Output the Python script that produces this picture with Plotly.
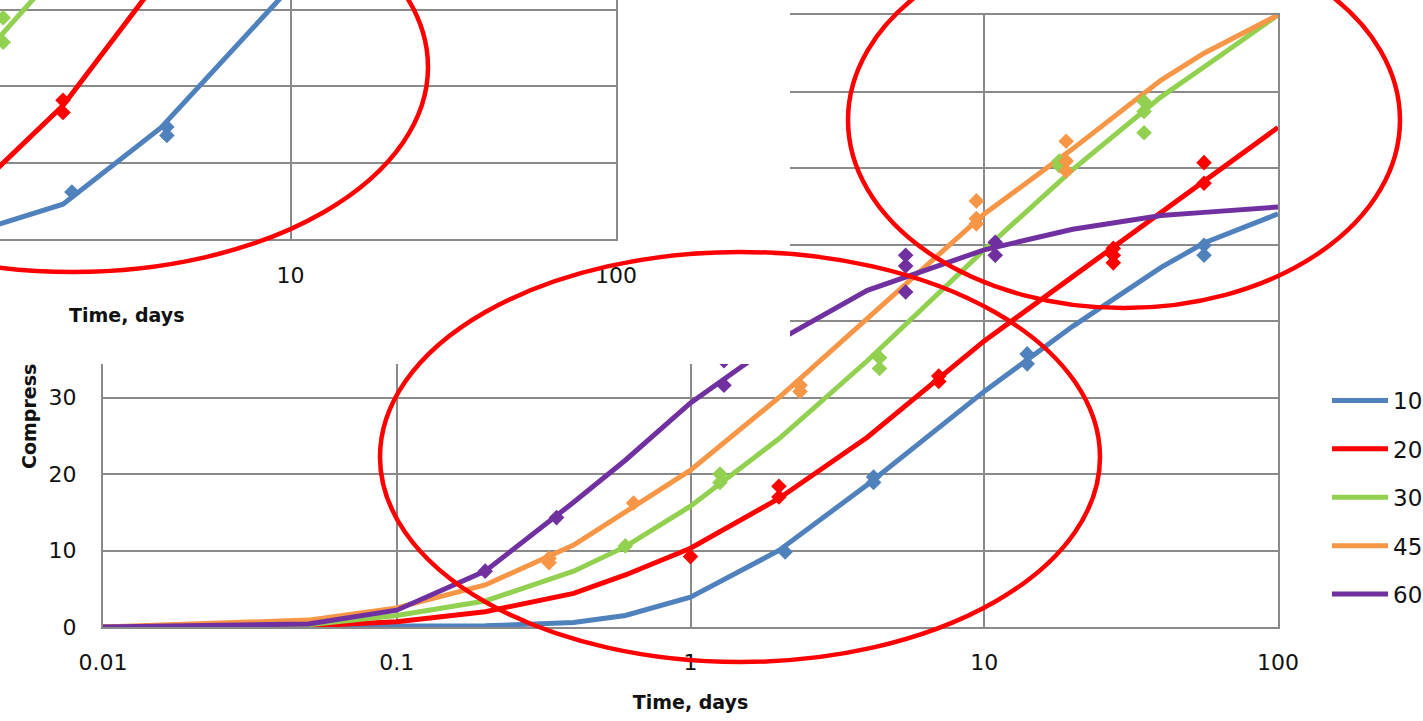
import plotly.graph_objects as go

# ---------------- main chart data ----------------
# model curve times (days)
t_model = [0.01, 0.05, 0.1, 0.2, 0.4, 0.6, 1, 2, 4, 10, 20, 40, 56, 100]

series_names = ["10", "20", "30", "45", "60"]
series_colors = ["#4F81BD", "#FF0000", "#92D050", "#F79646", "#7030A0"]

model_10 = [0, 0, 0.05, 0.15, 0.6, 1.5, 3.9, 10.0, 18.6, 30.8, 39.3, 47.0, 50.2, 54.0]
model_20 = [0, 0.15, 0.7, 2.0, 4.4, 6.8, 10.3, 16.8, 24.8, 37.4, 45.8, 54.2, 58.3, 65.3]
model_30 = [0, 0.3, 1.5, 3.4, 7.3, 10.5, 15.8, 24.6, 34.8, 49.3, 59.8, 69.3, 73.2, 80.0]
model_45 = [0, 0.9, 2.5, 5.5, 10.7, 15.0, 20.5, 30.0, 40.3, 54.0, 62.5, 71.5, 75.0, 80.0]
model_60 = [0, 0.4, 2.2, 7.3, 16.3, 21.8, 29.3, 37.5, 44.0, 49.3, 52.0, 53.8, 54.2, 54.9]

# measured strengths
meas_t_10 = [2.1, 4.2, 4.2, 14, 14, 56, 56]
meas_v_10 = [9.8, 19.6, 18.9, 35.7, 34.4, 49.9, 48.6]
meas_t_20 = [1.0, 2.0, 2.0, 7.0, 7.0, 27.5, 27.5, 27.5, 56, 56]
meas_v_20 = [9.2, 18.4, 17.0, 32.8, 32.1, 49.5, 48.6, 47.6, 60.7, 58.0]
meas_t_30 = [0.6, 1.26, 1.26, 4.4, 4.4, 18, 18, 35, 35, 35]
meas_v_30 = [10.6, 20.0, 18.9, 35.2, 33.8, 60.9, 60.3, 68.7, 67.4, 64.6]
meas_t_45 = [0.33, 0.33, 0.64, 2.36, 2.36, 9.4, 9.4, 9.4, 19, 19, 19]
meas_v_45 = [9.0, 8.4, 16.2, 31.6, 30.8, 55.7, 53.4, 52.7, 63.5, 60.9, 59.6]
meas_t_60 = [0.2, 0.35, 1.3, 1.3, 5.4, 5.4, 5.4, 10.9, 10.9]
meas_v_60 = [7.3, 14.3, 31.6, 34.8, 48.6, 47.2, 43.8, 50.3, 48.6]

x_ticks = [0.01, 0.1, 1, 10, 100]
x_ticktext = ["0.01", "0.1", "1", "10", "100"]
y_ticks = [0, 10, 20, 30, 40, 50, 60, 70, 80]
# upper labels sit under the blank panel, so they are left empty
y_ticktext = ["0", "10", "20", "30", "", "", "", "", ""]

# ---------------- inset chart data ----------------
inset_t_10 = [1, 2, 4, 10]
inset_v_10 = [0.6, 4.6, 14.6, 33.0]
inset_t_20 = [1, 2, 4]
inset_v_20 = [5.2, 17.5, 34.4]
inset_t_30 = [1, 2]
inset_v_30 = [21.4, 35.8]

inset_meas_t_10 = [2.13, 4.17, 4.17]
inset_meas_v_10 = [6.2, 14.7, 13.6]
inset_meas_t_20 = [2.0, 2.0]
inset_meas_v_20 = [18.2, 16.6]
inset_meas_t_30 = [1.31, 1.31]
inset_meas_v_30 = [29.0, 25.8]

inset_x_ticks = [10, 100]
inset_x_ticktext = ["10", "100"]

# ---------------- figure geometry (pixels) ----------------
W, H = 1423, 721


def px(x):
    return x / W


def py(y):
    return 1 - y / H


GRID = "#8A8A8A"
FONT = "DejaVu Sans"
LINE_W = 5
MARK = 12

fig = go.Figure()

models = [model_10, model_20, model_30, model_45, model_60]
meas = [(meas_t_10, meas_v_10), (meas_t_20, meas_v_20), (meas_t_30, meas_v_30),
        (meas_t_45, meas_v_45), (meas_t_60, meas_v_60)]

for name, col, vals in zip(series_names, series_colors, models):
    fig.add_trace(go.Scatter(x=t_model, y=vals, mode="lines", name=name,
                             legendgroup=name,
                             line=dict(color=col, width=LINE_W),
                             xaxis="x", yaxis="y"))
for name, col, (tt, vv) in zip(series_names, series_colors, meas):
    fig.add_trace(go.Scatter(x=tt, y=vv, mode="markers", name=name,
                             legendgroup=name, showlegend=False,
                             marker=dict(symbol="diamond", size=MARK, color=col),
                             xaxis="x", yaxis="y"))

# blank panel laid over the upper-left part of the main chart
fig.add_trace(go.Scatter(x=[None], y=[None], mode="lines", showlegend=False,
                         hoverinfo="skip", xaxis="x2", yaxis="y2"))

# inset chart
inset_lines = [(inset_t_10, inset_v_10, series_colors[0]),
               (inset_t_20, inset_v_20, series_colors[1]),
               (inset_t_30, inset_v_30, series_colors[2])]
inset_marks = [(inset_meas_t_10, inset_meas_v_10, series_colors[0]),
               (inset_meas_t_20, inset_meas_v_20, series_colors[1]),
               (inset_meas_t_30, inset_meas_v_30, series_colors[2])]
for tt, vv, col in inset_lines:
    fig.add_trace(go.Scatter(x=tt, y=vv, mode="lines", showlegend=False,
                             line=dict(color=col, width=LINE_W),
                             xaxis="x3", yaxis="y3"))
for tt, vv, col in inset_marks:
    fig.add_trace(go.Scatter(x=tt, y=vv, mode="markers", showlegend=False,
                             marker=dict(symbol="diamond", size=MARK, color=col),
                             xaxis="x3", yaxis="y3"))

tick_font = dict(family=FONT, size=22, color="#111111")
title_font = dict(family=FONT, size=19, color="#111111", weight="bold")

fig.update_layout(
    width=W, height=H,
    margin=dict(l=0, r=0, t=0, b=0, autoexpand=False),
    paper_bgcolor="white", plot_bgcolor="white",
    showlegend=True,
    legend=dict(x=px(1327), y=py(379), xanchor="left", yanchor="top",
                font=dict(family=FONT, size=23, color="#111111"),
                tracegroupgap=15.5, itemwidth=56, bgcolor="rgba(0,0,0,0)"),
    xaxis=dict(type="log", range=[-2, 2], domain=[px(103), px(1278)], anchor="y",
               tickvals=x_ticks, ticktext=x_ticktext, tickfont=tick_font,
               ticks="", ticklabelstandoff=15,
               showgrid=True, gridcolor=GRID, gridwidth=2,
               showline=True, linecolor=GRID, linewidth=2, mirror=True,
               zeroline=False,
               title=dict(text="Time, days", font=title_font, standoff=21)),
    yaxis=dict(range=[0, 80], domain=[py(627), py(15)], anchor="x",
               tickvals=y_ticks, ticktext=y_ticktext, tickfont=tick_font, ticks="",
               ticklabelstandoff=20,
               showgrid=True, gridcolor=GRID, gridwidth=2,
               showline=True, linecolor=GRID, linewidth=2, mirror=True,
               zeroline=False),
    xaxis2=dict(domain=[0, px(790)], anchor="y2", visible=False, range=[0, 1]),
    yaxis2=dict(domain=[py(364), 1], anchor="x2", visible=False, range=[0, 1]),
    xaxis3=dict(type="log", range=[0.1075, 2], domain=[0, px(616)], anchor="y3",
                tickvals=inset_x_ticks, ticktext=inset_x_ticktext, tickfont=tick_font,
                ticks="", ticklabelstandoff=15,
                showgrid=True, gridcolor=GRID, gridwidth=2,
                showline=True, linecolor=GRID, linewidth=2, mirror=False,
                zeroline=False),
    yaxis3=dict(range=[0, 31.32], domain=[py(239.3), 1], anchor="x3", side="right",
                dtick=10, showticklabels=False, ticks="",
                showgrid=True, gridcolor=GRID, gridwidth=2,
                showline=True, linecolor=GRID, linewidth=2,
                zeroline=False),
    annotations=[
        dict(text="Compress", x=px(29), y=py(417), xref="paper", yref="paper",
             textangle=-90, showarrow=False, font=title_font,
             xanchor="center", yanchor="middle"),
        dict(text="Time, days", x=px(127), y=py(315), xref="paper", yref="paper",
             showarrow=False, font=title_font, xanchor="center", yanchor="middle"),
    ],
)

# red ellipses highlighting regions of the chart
ellipses = [(-282, 428, -138, 272), (848, 1400, -68, 308), (380, 1100, 252, 662)]
for x0, x1, y0, y1 in ellipses:
    fig.add_shape(type="circle", xref="paper", yref="paper",
                  x0=px(x0), x1=px(x1), y0=py(y1), y1=py(y0),
                  line=dict(color="#FF0000", width=4.5), layer="above")

fig.write_html("out.html")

——————————

## Problem to work on
Restate the material word for word from its first line through the line containing "40, 56, 100]", both included; the pictures do not belong in it.

## Complete answer
Output the Python script that produces this picture with Plotly.
import plotly.graph_objects as go

# ---------------- main chart data ----------------
# model curve times (days)
t_model = [0.01, 0.05, 0.1, 0.2, 0.4, 0.6, 1, 2, 4, 10, 20, 40, 56, 100]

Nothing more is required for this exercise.